Private mills continued to try to grow, but major obstacles included high production costs due to inflation and scarcity of foreign exchange with which to buy raw cotton, machinery, and supplies. The war had wreaked havoc on the land, and the textile machine tool industry which had been prospering was largely lost. Finally, as the Chinese Communist Party rose to power, many mill owners packed their bags and moved their operations to Hong Kong to survive, allowing the next stage of development to take place in Hong Kong.

In the first ten years of the People's Republic of China, the Communist Party sought to develop textiles as an urban industry, rather than household production, viewing the latter as wasteful of raw material, wasteful of labor, and a legacy of China's semi-colonial experience. Beginning in 1960, the Communist Party increased its emphasis on the processing of cotton in urban factories rather than households.

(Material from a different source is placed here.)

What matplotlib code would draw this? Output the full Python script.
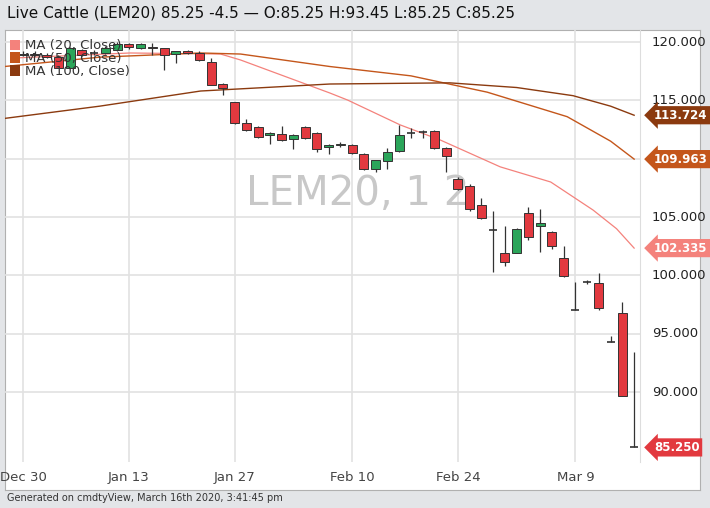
import matplotlib
matplotlib.use("Agg")
import matplotlib.pyplot as plt
from matplotlib.patches import Rectangle

dates = ["Dec 30","Dec 31","Jan 2","Jan 3","Jan 6","Jan 7","Jan 8","Jan 9","Jan 10","Jan 13","Jan 14","Jan 15","Jan 16","Jan 17",
         "Jan 21","Jan 22","Jan 23","Jan 24","Jan 27","Jan 28","Jan 29","Jan 30","Jan 31","Feb 3","Feb 4","Feb 5","Feb 6","Feb 7",
         "Feb 10","Feb 11","Feb 12","Feb 13","Feb 14","Feb 18","Feb 19","Feb 20","Feb 21","Feb 24","Feb 25","Feb 26","Feb 27","Feb 28",
         "Mar 2","Mar 3","Mar 4","Mar 5","Mar 6","Mar 9","Mar 10","Mar 11","Mar 12","Mar 13","Mar 16"]
opens  = [118.9,119.0,118.9,118.7,117.8,119.3,119.1,119.1,119.3,119.8,119.5,119.6,119.5,118.97,119.2,119.1,118.3,116.4,114.85,113.1,112.7,112.0,112.1,111.7,112.7,112.2,111.0,111.2,
          111.2,110.4,109.1,109.8,110.65,112.2,112.3,112.4,110.9,108.3,107.7,106.0,103.85,101.9,101.9,105.35,104.2,103.7,101.5,97.05,99.45,99.35,94.3,96.8,85.25]
highs  = [119.2,119.2,119.1,118.9,119.6,119.4,119.3,119.7,120.0,119.9,119.9,119.9,119.5,119.2,119.3,119.2,118.6,116.5,114.9,113.4,112.8,112.3,112.8,112.1,112.8,112.3,111.3,111.4,
          111.3,110.5,109.8,110.9,112.9,112.6,112.5,112.5,111.0,108.4,107.8,106.6,105.5,104.2,104.1,105.9,105.7,103.8,102.5,99.4,99.6,100.2,94.8,97.7,93.45]
lows   = [118.8,118.8,118.6,118.5,117.8,118.8,118.9,119.0,119.2,119.4,119.4,118.9,117.6,118.2,119.0,118.4,116.3,115.5,113.0,112.4,111.8,111.3,111.5,110.8,111.7,110.6,110.4,111.0,
          110.4,109.0,108.9,109.1,110.6,111.8,111.8,110.8,108.9,107.3,105.5,104.8,100.3,100.8,101.9,103.0,102.0,102.3,99.9,97.0,99.3,97.0,94.3,89.7,85.25]
closes = [119.0,118.9,118.7,117.8,119.5,118.9,119.1,119.5,119.8,119.6,119.8,119.5,118.9,119.2,119.06,118.45,116.3,116.05,113.06,112.45,111.9,112.2,111.6,112.0,111.8,110.8,111.2,111.3,
          110.5,109.1,109.9,110.6,112.0,112.2,112.3,110.9,110.2,107.4,105.7,104.9,103.8,101.15,104.0,103.3,104.5,102.5,99.95,97.0,99.45,97.2,94.3,89.7,85.25]

ma20_x = [-0.77,9.1,16.8,18.5,26.1,27.6,32.1,35.5,40.6,44.9,48.5,50.5,52.0]
ma20_y = [118.63,119.06,118.97,118.46,115.63,115.03,112.89,111.6,109.3,108.0,105.6,104.0,102.335]
ma50_x = [-1.6,6.5,15.1,18.5,26.1,33.0,39.5,46.3,50.0,52.0]
ma50_y = [117.9,118.7,119.06,118.97,117.9,117.1,115.7,113.6,111.5,109.963]
ma100_x = [-1.6,6.5,15.1,26.1,36.3,42.0,46.8,50.0,52.0]
ma100_y = [113.45,114.5,115.8,116.4,116.5,116.1,115.4,114.5,113.724]

tick_idx = [0,9,18,28,37,47]
tick_lab = ["Dec 30","Jan 13","Jan 27","Feb 10","Feb 24","Mar 9"]
yticks = [90,95,100,105,110,115,120]

RED, GREEN = "#e2393f", "#2ba55a"
C20, C50, C100 = "#f4827c", "#c4561b", "#8b3a0f"

W, H = 710, 508
fig = plt.figure(figsize=(W/100, H/100), dpi=100, facecolor="#e3e5e8")
bg = fig.add_axes([5/W, 18/H, 695/W, 460/H], zorder=0)
bg.set_facecolor("white")
bg.set_xticks([]); bg.set_yticks([])
for s in bg.spines.values():
    s.set_color("#b0b0b0"); s.set_linewidth(0.8)

ax = fig.add_axes([5/W, 46/H, 635/W, 432/H], zorder=1)
ax.patch.set_alpha(0)
ax.set_xlim(-1.55, 52.5)
ax.set_ylim(84.0, 121.03)
for s in ["top", "left", "bottom"]:
    ax.spines[s].set_visible(False)
ax.spines["right"].set_color("#dddddd")
ax.set_xticks(tick_idx)
ax.set_xticklabels([])
ax.set_yticks(yticks)
ax.tick_params(length=0, labelleft=False)
ax.grid(True, color="#e2e2e2", lw=1.2)
ax.set_axisbelow(True)

for i in range(len(dates)):
    o, h, l, c = opens[i], highs[i], lows[i], closes[i]
    col = GREEN if c > o else RED
    ax.vlines(i, l, h, color="#333333", lw=0.9, zorder=3)
    bot, top = min(o, c), max(o, c)
    if top - bot < 0.08:
        ax.hlines(o, i-0.35, i+0.35, color="#333333", lw=1.2, zorder=4)
    else:
        ax.add_patch(Rectangle((i-0.38, bot), 0.76, top-bot, facecolor=col,
                               edgecolor="#333333", lw=0.7, zorder=4))

ax.plot(ma20_x, ma20_y, color=C20, lw=0.9, zorder=2)
ax.plot(ma50_x, ma50_y, color=C50, lw=1.0, zorder=2)
ax.plot(ma100_x, ma100_y, color=C100, lw=1.0, zorder=2)

ax.text(0.555, 0.62, "LEM20, 1 2", transform=ax.transAxes, fontsize=29, color="#c8c8c8",
        ha="center", va="center", zorder=1)

for y in yticks:
    ax.text(1.0 + 12/635, y, f"{y:.3f}", transform=ax.get_yaxis_transform(), fontsize=9.5,
            color="#222222", va="center", ha="left", clip_on=False)
for val, col in [(113.724, C100), (109.963, C50), (102.335, C20), (85.25, RED)]:
    ax.text(1.0 + 14/635, val, f"{val:.3f}", transform=ax.get_yaxis_transform(), fontsize=8.5,
            color="white", fontweight="bold", va="center", ha="left", zorder=6,
            bbox=dict(boxstyle="larrow,pad=0.22", facecolor=col, edgecolor="none"))
for i, lab in zip(tick_idx, tick_lab):
    ax.text(i, -0.035, lab, transform=ax.get_xaxis_transform(), fontsize=9.5,
            color="#444444", ha="center", va="center")

for k, (lab, col) in enumerate([("MA (20, Close)", C20), ("MA (50, Close)", C50), ("MA (100, Close)", C100)]):
    yy = 0.965 - k*0.03
    ax.add_patch(Rectangle((0.008, yy-0.011), 0.016, 0.024, transform=ax.transAxes,
                           facecolor=col, edgecolor="none", zorder=7))
    ax.text(0.032, yy, lab, transform=ax.transAxes, fontsize=9.5, color="#333333",
            va="center", ha="left", zorder=7)

fig.text(7/W, 1 - 13/H, "Live Cattle (LEM20) 85.25 -4.5 \u2014 O:85.25 H:93.45 L:85.25 C:85.25",
         fontsize=11, color="#111111", va="center", ha="left")
fig.text(7/W, 1 - 498/H, "Generated on cmdtyView, March 16th 2020, 3:41:45 pm",
         fontsize=7, color="#333333", va="center", ha="left")

fig.savefig("out.png", dpi=100, facecolor=fig.get_facecolor())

During the Mao era, cotton mills were the single largest source of state revenues.

=== Reform and opening up ===
During China's reform and opening up, it abolished its Ministry of the Textile Industry in light of the sector's opening to market activity. The ministry was replaced by a non-governmental association, the Association of the Textile Industry. The association is typically headed by a retired deputy minister from the Ministry of Industry and Information Technology.